— Begin Data lines —
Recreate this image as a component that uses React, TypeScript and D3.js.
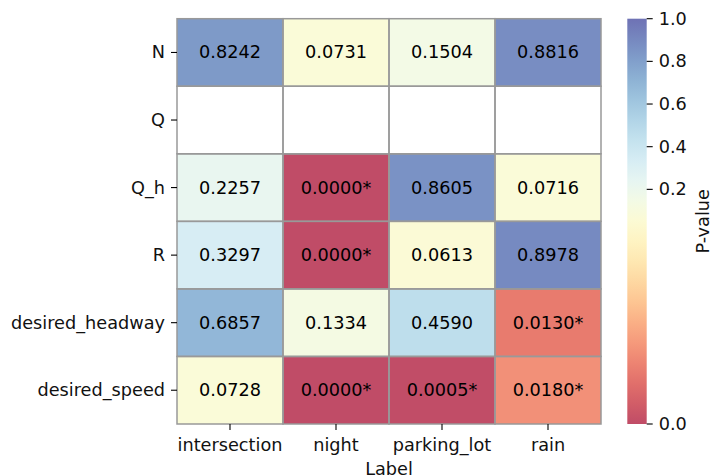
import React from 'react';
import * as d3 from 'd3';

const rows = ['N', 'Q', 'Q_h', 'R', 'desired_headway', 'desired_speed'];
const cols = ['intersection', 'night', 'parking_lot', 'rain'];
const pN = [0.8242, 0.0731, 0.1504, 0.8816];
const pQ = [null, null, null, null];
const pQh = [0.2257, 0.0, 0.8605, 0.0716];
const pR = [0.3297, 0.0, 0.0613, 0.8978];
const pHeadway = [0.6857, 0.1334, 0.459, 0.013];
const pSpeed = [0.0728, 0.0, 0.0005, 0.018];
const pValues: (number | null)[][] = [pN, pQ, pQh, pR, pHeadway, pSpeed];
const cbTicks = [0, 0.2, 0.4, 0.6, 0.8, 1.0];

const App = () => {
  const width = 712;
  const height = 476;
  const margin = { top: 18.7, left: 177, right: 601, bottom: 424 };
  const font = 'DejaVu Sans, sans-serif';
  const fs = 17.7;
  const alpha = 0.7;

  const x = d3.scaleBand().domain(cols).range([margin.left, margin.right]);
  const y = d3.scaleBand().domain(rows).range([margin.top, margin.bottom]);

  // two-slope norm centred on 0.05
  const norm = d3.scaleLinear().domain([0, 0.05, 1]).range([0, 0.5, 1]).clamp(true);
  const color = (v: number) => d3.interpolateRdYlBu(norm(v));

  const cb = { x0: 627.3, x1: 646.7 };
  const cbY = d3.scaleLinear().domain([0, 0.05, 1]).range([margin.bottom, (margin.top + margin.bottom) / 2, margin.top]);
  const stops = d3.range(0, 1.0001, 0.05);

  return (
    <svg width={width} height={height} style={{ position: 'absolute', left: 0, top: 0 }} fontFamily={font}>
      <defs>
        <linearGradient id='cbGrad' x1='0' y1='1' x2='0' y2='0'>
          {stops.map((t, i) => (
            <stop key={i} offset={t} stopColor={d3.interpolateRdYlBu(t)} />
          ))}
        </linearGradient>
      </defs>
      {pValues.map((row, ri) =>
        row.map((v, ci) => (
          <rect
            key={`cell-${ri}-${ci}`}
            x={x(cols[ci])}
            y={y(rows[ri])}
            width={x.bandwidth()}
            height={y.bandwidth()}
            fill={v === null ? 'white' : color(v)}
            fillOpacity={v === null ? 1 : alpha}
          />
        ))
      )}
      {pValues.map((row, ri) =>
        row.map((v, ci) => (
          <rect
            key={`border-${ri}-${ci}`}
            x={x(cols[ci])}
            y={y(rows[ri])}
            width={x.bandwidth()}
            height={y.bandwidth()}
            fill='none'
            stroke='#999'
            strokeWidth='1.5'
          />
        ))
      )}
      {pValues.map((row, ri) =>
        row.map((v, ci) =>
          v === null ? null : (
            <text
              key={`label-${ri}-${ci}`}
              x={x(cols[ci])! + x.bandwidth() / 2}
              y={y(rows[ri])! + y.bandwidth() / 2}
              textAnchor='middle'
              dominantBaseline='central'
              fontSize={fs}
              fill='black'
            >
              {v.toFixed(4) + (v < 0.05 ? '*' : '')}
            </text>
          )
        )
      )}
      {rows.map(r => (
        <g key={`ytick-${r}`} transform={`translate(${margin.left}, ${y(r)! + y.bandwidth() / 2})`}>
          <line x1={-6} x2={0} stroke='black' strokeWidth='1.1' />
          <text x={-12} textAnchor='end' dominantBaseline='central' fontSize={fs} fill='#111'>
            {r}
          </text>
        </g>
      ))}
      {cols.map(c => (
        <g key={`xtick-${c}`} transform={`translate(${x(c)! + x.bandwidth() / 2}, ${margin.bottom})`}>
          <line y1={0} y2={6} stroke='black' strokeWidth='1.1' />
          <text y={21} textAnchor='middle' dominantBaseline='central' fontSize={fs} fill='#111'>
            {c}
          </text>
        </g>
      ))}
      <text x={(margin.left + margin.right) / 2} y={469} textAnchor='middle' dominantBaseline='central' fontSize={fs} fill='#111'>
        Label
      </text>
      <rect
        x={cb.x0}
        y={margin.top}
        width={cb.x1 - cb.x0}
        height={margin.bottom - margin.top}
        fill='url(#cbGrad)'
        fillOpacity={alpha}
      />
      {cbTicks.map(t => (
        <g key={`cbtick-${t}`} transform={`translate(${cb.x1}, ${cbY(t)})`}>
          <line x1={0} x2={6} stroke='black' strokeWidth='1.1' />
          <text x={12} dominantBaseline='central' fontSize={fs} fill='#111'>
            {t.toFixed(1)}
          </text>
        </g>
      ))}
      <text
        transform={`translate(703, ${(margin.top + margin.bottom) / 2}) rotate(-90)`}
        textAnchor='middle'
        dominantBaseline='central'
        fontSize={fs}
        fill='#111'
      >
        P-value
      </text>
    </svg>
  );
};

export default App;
— End Data lines —
Goal of the exercise. Would you set down the listing exactly, omitting pictures?

Complete answer.
Recreate this image as a component that uses React, TypeScript and D3.js.
import React from 'react';
import * as d3 from 'd3';

const rows = ['N', 'Q', 'Q_h', 'R', 'desired_headway', 'desired_speed'];
const cols = ['intersection', 'night', 'parking_lot', 'rain'];
const pN = [0.8242, 0.0731, 0.1504, 0.8816];
const pQ = [null, null, null, null];
const pQh = [0.2257, 0.0, 0.8605, 0.0716];
const pR = [0.3297, 0.0, 0.0613, 0.8978];
const pHeadway = [0.6857, 0.1334, 0.459, 0.013];
const pSpeed = [0.0728, 0.0, 0.0005, 0.018];
const pValues: (number | null)[][] = [pN, pQ, pQh, pR, pHeadway, pSpeed];
const cbTicks = [0, 0.2, 0.4, 0.6, 0.8, 1.0];

const App = () => {
  const width = 712;
  const height = 476;
  const margin = { top: 18.7, left: 177, right: 601, bottom: 424 };
  const font = 'DejaVu Sans, sans-serif';
  const fs = 17.7;
  const alpha = 0.7;

  const x = d3.scaleBand().domain(cols).range([margin.left, margin.right]);
  const y = d3.scaleBand().domain(rows).range([margin.top, margin.bottom]);

  // two-slope norm centred on 0.05
  const norm = d3.scaleLinear().domain([0, 0.05, 1]).range([0, 0.5, 1]).clamp(true);
  const color = (v: number) => d3.interpolateRdYlBu(norm(v));

  const cb = { x0: 627.3, x1: 646.7 };
  const cbY = d3.scaleLinear().domain([0, 0.05, 1]).range([margin.bottom, (margin.top + margin.bottom) / 2, margin.top]);
  const stops = d3.range(0, 1.0001, 0.05);

  return (
    <svg width={width} height={height} style={{ position: 'absolute', left: 0, top: 0 }} fontFamily={font}>
      <defs>
        <linearGradient id='cbGrad' x1='0' y1='1' x2='0' y2='0'>
          {stops.map((t, i) => (
            <stop key={i} offset={t} stopColor={d3.interpolateRdYlBu(t)} />
          ))}
        </linearGradient>
      </defs>
      {pValues.map((row, ri) =>
        row.map((v, ci) => (
          <rect
            key={`cell-${ri}-${ci}`}
            x={x(cols[ci])}
            y={y(rows[ri])}
            width={x.bandwidth()}
            height={y.bandwidth()}
            fill={v === null ? 'white' : color(v)}
            fillOpacity={v === null ? 1 : alpha}
          />
        ))
      )}
      {pValues.map((row, ri) =>
        row.map((v, ci) => (
          <rect
            key={`border-${ri}-${ci}`}
            x={x(cols[ci])}
            y={y(rows[ri])}
            width={x.bandwidth()}
            height={y.bandwidth()}
            fill='none'
            stroke='#999'
            strokeWidth='1.5'
          />
        ))
      )}
      {pValues.map((row, ri) =>
        row.map((v, ci) =>
          v === null ? null : (
            <text
              key={`label-${ri}-${ci}`}
              x={x(cols[ci])! + x.bandwidth() / 2}
              y={y(rows[ri])! + y.bandwidth() / 2}
              textAnchor='middle'
              dominantBaseline='central'
              fontSize={fs}
              fill='black'
            >
              {v.toFixed(4) + (v < 0.05 ? '*' : '')}
            </text>
          )
        )
      )}
      {rows.map(r => (
        <g key={`ytick-${r}`} transform={`translate(${margin.left}, ${y(r)! + y.bandwidth() / 2})`}>
          <line x1={-6} x2={0} stroke='black' strokeWidth='1.1' />
          <text x={-12} textAnchor='end' dominantBaseline='central' fontSize={fs} fill='#111'>
            {r}
          </text>
        </g>
      ))}
      {cols.map(c => (
        <g key={`xtick-${c}`} transform={`translate(${x(c)! + x.bandwidth() / 2}, ${margin.bottom})`}>
          <line y1={0} y2={6} stroke='black' strokeWidth='1.1' />
          <text y={21} textAnchor='middle' dominantBaseline='central' fontSize={fs} fill='#111'>
            {c}
          </text>
        </g>
      ))}
      <text x={(margin.left + margin.right) / 2} y={469} textAnchor='middle' dominantBaseline='central' fontSize={fs} fill='#111'>
        Label
      </text>
      <rect
        x={cb.x0}
        y={margin.top}
        width={cb.x1 - cb.x0}
        height={margin.bottom - margin.top}
        fill='url(#cbGrad)'
        fillOpacity={alpha}
      />
      {cbTicks.map(t => (
        <g key={`cbtick-${t}`} transform={`translate(${cb.x1}, ${cbY(t)})`}>
          <line x1={0} x2={6} stroke='black' strokeWidth='1.1' />
          <text x={12} dominantBaseline='central' fontSize={fs} fill='#111'>
            {t.toFixed(1)}
          </text>
        </g>
      ))}
      <text
        transform={`translate(703, ${(margin.top + margin.bottom) / 2}) rotate(-90)`}
        textAnchor='middle'
        dominantBaseline='central'
        fontSize={fs}
        fill='#111'
      >
        P-value
      </text>
    </svg>
  );
};

export default App;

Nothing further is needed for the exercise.